Turns out, the Vice President, Kamala Harris, has the power to jump start the filibuster discussion in the Senate.
Vice President Kamala Harris, as presiding officer of the Senate, can — and should — declare the current Senate filibuster rule unconstitutional. This would open the door for discussions on a new rule that would respect the minority without giving it an unconstitutional veto [power].
https://www.latimes.com/opinion/story/2021-03-22/kamala-harris-filibuster-unconstitutional
Erwin Chemerinsky, dean of the UC Berkeley School of Law and a contributing writer to Opinion and Burt Neuborne, the Norman Dorsen Professor of Civil Liberties at New York University School of Law have come up with an interesting idea that would force the Senate to confront the issue of the problems inherent in the filibuster rule, a rule that allows the Senate minority the power to defeat the will of the majority.
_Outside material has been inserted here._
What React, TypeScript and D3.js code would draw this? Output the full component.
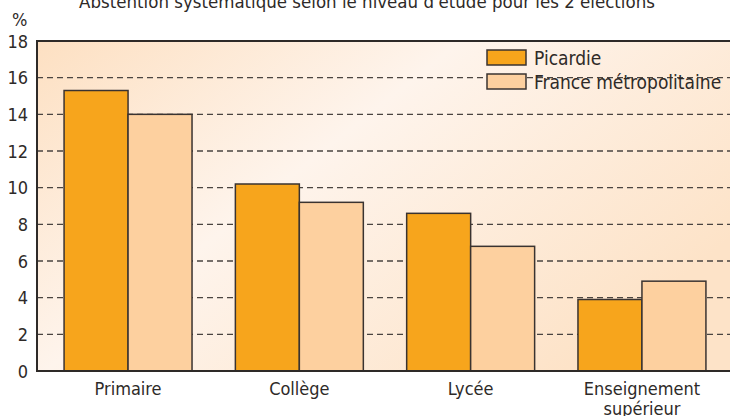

Why is the filibuster unconstitutional? The short answer is because the way the rule is implemented in the Senate, requiring 60 votes to pass legislation rather than 51 votes (or a majority), it amplifies unfair and unequal representation (suffrage), and it was not written into the Constitution because it was never part of the Founders’ expectation or vision for our country.
Article V: The Founders Wanted Equal Representation for States in the Senate
Article V of the Constitution says that “[N]o State, without its consent, shall be deprived of its equal Suffrage in the Senate.” The Constitution set forth the underlying principle that every state should be equal to every other state when it comes to its voting power. But the Founders could not foresee the future population distribution of the United States. In our country today there are millions more people living in coastal states like California and New York than in interior states like Wyoming or Montana. This has resulted in lopsided representation in Congress. The coasts have more populated city centers while the middle of the country has more land expanses and less population.
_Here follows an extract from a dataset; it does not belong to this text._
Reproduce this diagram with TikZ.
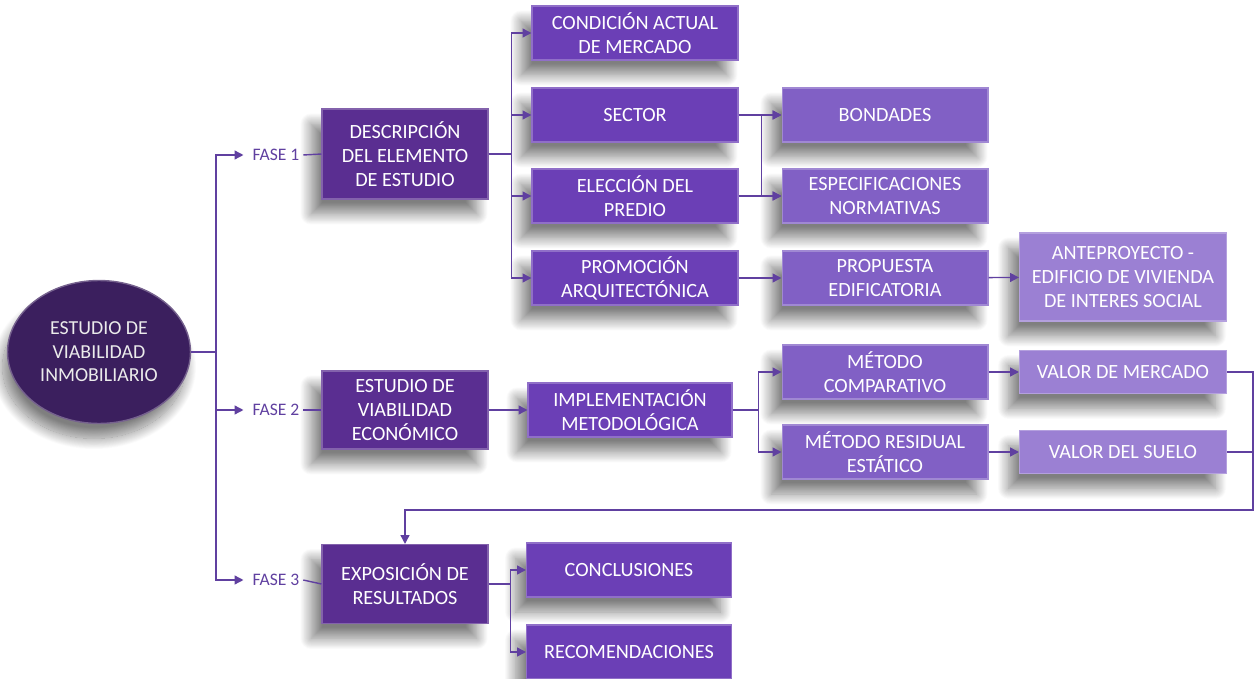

Wyoming has 580,000 inhabitants, but it elects the same number of senators as California, which has 40 million residents. That gives a person living in Wyoming 65 times more voting power in the Senate than a person living in California. The current 60-vote filibuster rule makes this imbalance even worse.
Why?
Because with the 60-vote rule, 41 senators representing about a third of the population outweigh 59 senators representing two-thirds of the population. This is a clear violation of the principle of equal representation for states in Congress.
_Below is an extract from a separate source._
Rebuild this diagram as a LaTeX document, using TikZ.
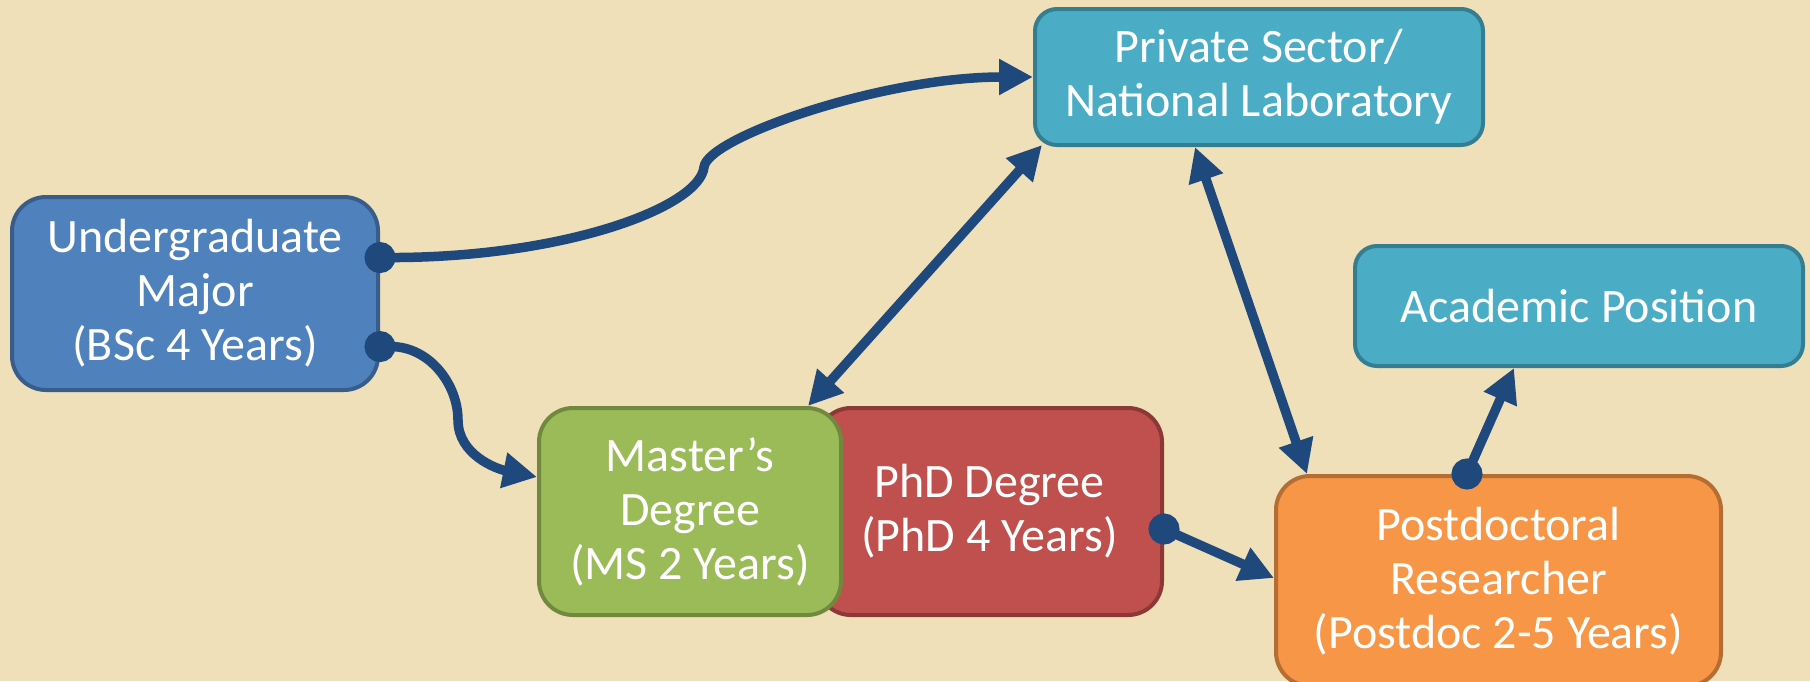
\documentclass[tikz,border=0pt]{standalone}
\usepackage{fontspec}
\setmainfont{Carlito}
\usepackage{tikz}
\usetikzlibrary{calc,positioning,arrows.meta}
\definecolor{paper}{RGB}{239,224,186}
\definecolor{arrowblue}{HTML}{1F497D}
\definecolor{ugfill}{HTML}{4F81BD}
\definecolor{ugdraw}{HTML}{385D8A}
\definecolor{aquafill}{HTML}{4BACC6}
\definecolor{aquadraw}{HTML}{357D91}
\definecolor{msfill}{HTML}{9BBB59}
\definecolor{msdraw}{HTML}{71893F}
\definecolor{phdfill}{HTML}{C0504D}
\definecolor{phddraw}{HTML}{8C3836}
\definecolor{pdfill}{HTML}{F79646}
\definecolor{pddraw}{HTML}{B66D31}
\tikzstyle{box} = [rectangle, rounded corners=17pt, line width=2pt, text=white, align=center, inner sep=0pt, font=\fontsize{24}{27}\selectfont]
\tikzstyle{jobbox} = [box, rounded corners=11pt, fill=aquafill, draw=aquadraw]
\tikzstyle{arrow} = [-{Triangle[length=17pt,width=17pt]}, line width=4.75pt, draw=arrowblue]
\tikzstyle{dotarrow} = [{Circle[length=15.5pt]}-{Triangle[length=17pt,width=17pt]}, shorten <=-7.75pt, line width=4.75pt, draw=arrowblue]
\tikzstyle{twoway} = [{Triangle[length=17pt,width=17pt]}-{Triangle[length=17pt,width=17pt]}, line width=4.75pt, draw=arrowblue]

\begin{document}
\begin{tikzpicture}[x=0.5pt, y=0.5pt]
      \useasboundingbox (0,0) rectangle (1810,-681);
      \fill[paper] (0,0) rectangle (1810,-681);
      %boxes
      \node[box, fill=ugfill, draw=ugdraw, minimum width=183pt, minimum height=96.5pt](ugrad) at (195,-293.5){Undergraduate\\Major\\(BSc 4 Years)};
      \node[jobbox, minimum width=224pt, minimum height=68pt](private) at (1259,-77){Private Sector/\\National Laboratory};
      \node[jobbox, minimum width=224pt, minimum height=60pt](academic) at (1579,-306){Academic Position};
      \node[box, fill=phdfill, draw=phddraw, minimum width=172.5pt, minimum height=103.5pt](phd) at (989.5,-511.5){PhD Degree\\(PhD 4 Years)};
      \node[box, fill=msfill, draw=msdraw, minimum width=151pt, minimum height=103.5pt](master) at (690,-511.5){Master’s\\Degree\\(MS 2 Years)};
      \node[box, fill=pdfill, draw=pddraw, minimum width=222.5pt, minimum height=105pt](postdoc) at (1498.5,-581){Postdoctoral\\Researcher\\(Postdoc 2-5 Years)};
      %bends of the curved links
      \coordinate (bendtop) at (704,-167);
      \coordinate (bendlow) at (458,-420);
      %links
      \draw[dotarrow] (ugrad.11.6) .. controls +(185,0) and +(-4,-40) .. (bendtop) .. controls +(4,30) and +(-150,0) .. (private.west);
      \draw[dotarrow] (ugrad.-16.6) .. controls +(50,0) and +(0,35) .. (bendlow) .. controls +(0,-35) and +(-40,8) .. ($(master.west)+(0,34.5)$);
      \draw[twoway] ($(master.north)+(118,0)$) -- ($(private.south west)+(9,2)$);
      \draw[twoway] ($(private.south)+(-64,0)$) -- ($(postdoc.north)+(-191.5,0)$);
      \draw[dotarrow] ($(phd.east)+(0,-17.5)$) -- ($(postdoc.west)+(0,3)$);
      \draw[dotarrow] ($(postdoc.north)+(-31.5,0)$) -- ($(academic.south)+(-65,0)$);
\end{tikzpicture}
\end{document}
Article I: The Founders Expected Legislation to Pass by Majority Vote
Article I of the Constitution does not say that there shall or shall not be a super majority requirement to pass legislation in the Senate but the Constitution does tell us by inference that the Founders did not think that was a necessary clause. How do we know that? They wrote the Constitution operating from an assumption that a majority vote would be sufficient to pass legislation because the Constitution only enumerates the narrow exceptions to majority rule in the Senate.
Article I of the Constitution sets forth supermajority votes in the Senate only in narrowly defined cases like ratifying treaties, overturning presidential vetoes and convicting impeached officials. The strong implication is that, unless the action falls into these narrow exceptions, the Senate should operate by majority rule.
If the Founders had wanted a 60 vote supermajority to pass legislation in the Senate they could have written that into the Constitution. They didn’t do that. They assumed legislation would pass by simple majority just as it does in the House.
The 17 th Amendment Bolsters the Idea of Equal Voting Rights for States in the Senate
The 17th Amendment revolutionized the Senate by shifting the election of senators from state legislators to the voters. [But] it preserved the founders’ decision to give each state two senators with equal voting rights. [A] 60-vote supermajority rule destroys the mathematical equality of each senator’s vote.
There is Historical Precedent for Harris to Challenge the Constitutionality of the Filibuster
In 1957, Vice President Richard Nixon, sitting as presiding officer of the Senate, issued two advisory opinions holding that a crucial provision of the Senate’s filibuster rule — requiring two-thirds vote to amend it — was unconstitutional. Nixon’s constitutional determination was reaffirmed by subsequent vice presidents Hubert Humphrey and Nelson Rockefeller. In fact, it was this ruling that allowed both the Democratic-controlled Senate in 2013 and the Republican-controlled Senate in 2017 by a simple majority vote to eliminate filibusters for all executive and judicial nominees.
Harris possesses the same power to rule that the current version of the Senate filibuster, which essentially establishes a 60-vote supermajority rule to enact legislation in the Senate, is unconstitutional because it denies states “equal Suffrage in the Senate” in violation of Article V of the Constitution.
If Kamala Harris were to issue an advisory opinion in which she declares the filibuster unconstitutional, that would kick start the discussion we need to have in the Senate about the filibuster– is this a rule that we want to preserve or should it be modified or eliminated? Should the minority have the power to block the will of the majority whenever they wish to prevent the passage of legislation other than budgetary legislation which can be passed by a majority vote (reconciliation) as well as a carve out for judicial and legislative appointments (thanks to Harry Reid) and Supreme Court nominees (thanks to Mitch McConnell)?
Shouldn’t voting rights be allowed a similar carve out since they are fundamental to our democracy and are currently under direct attack by a Republican party that has abandoned our democracy?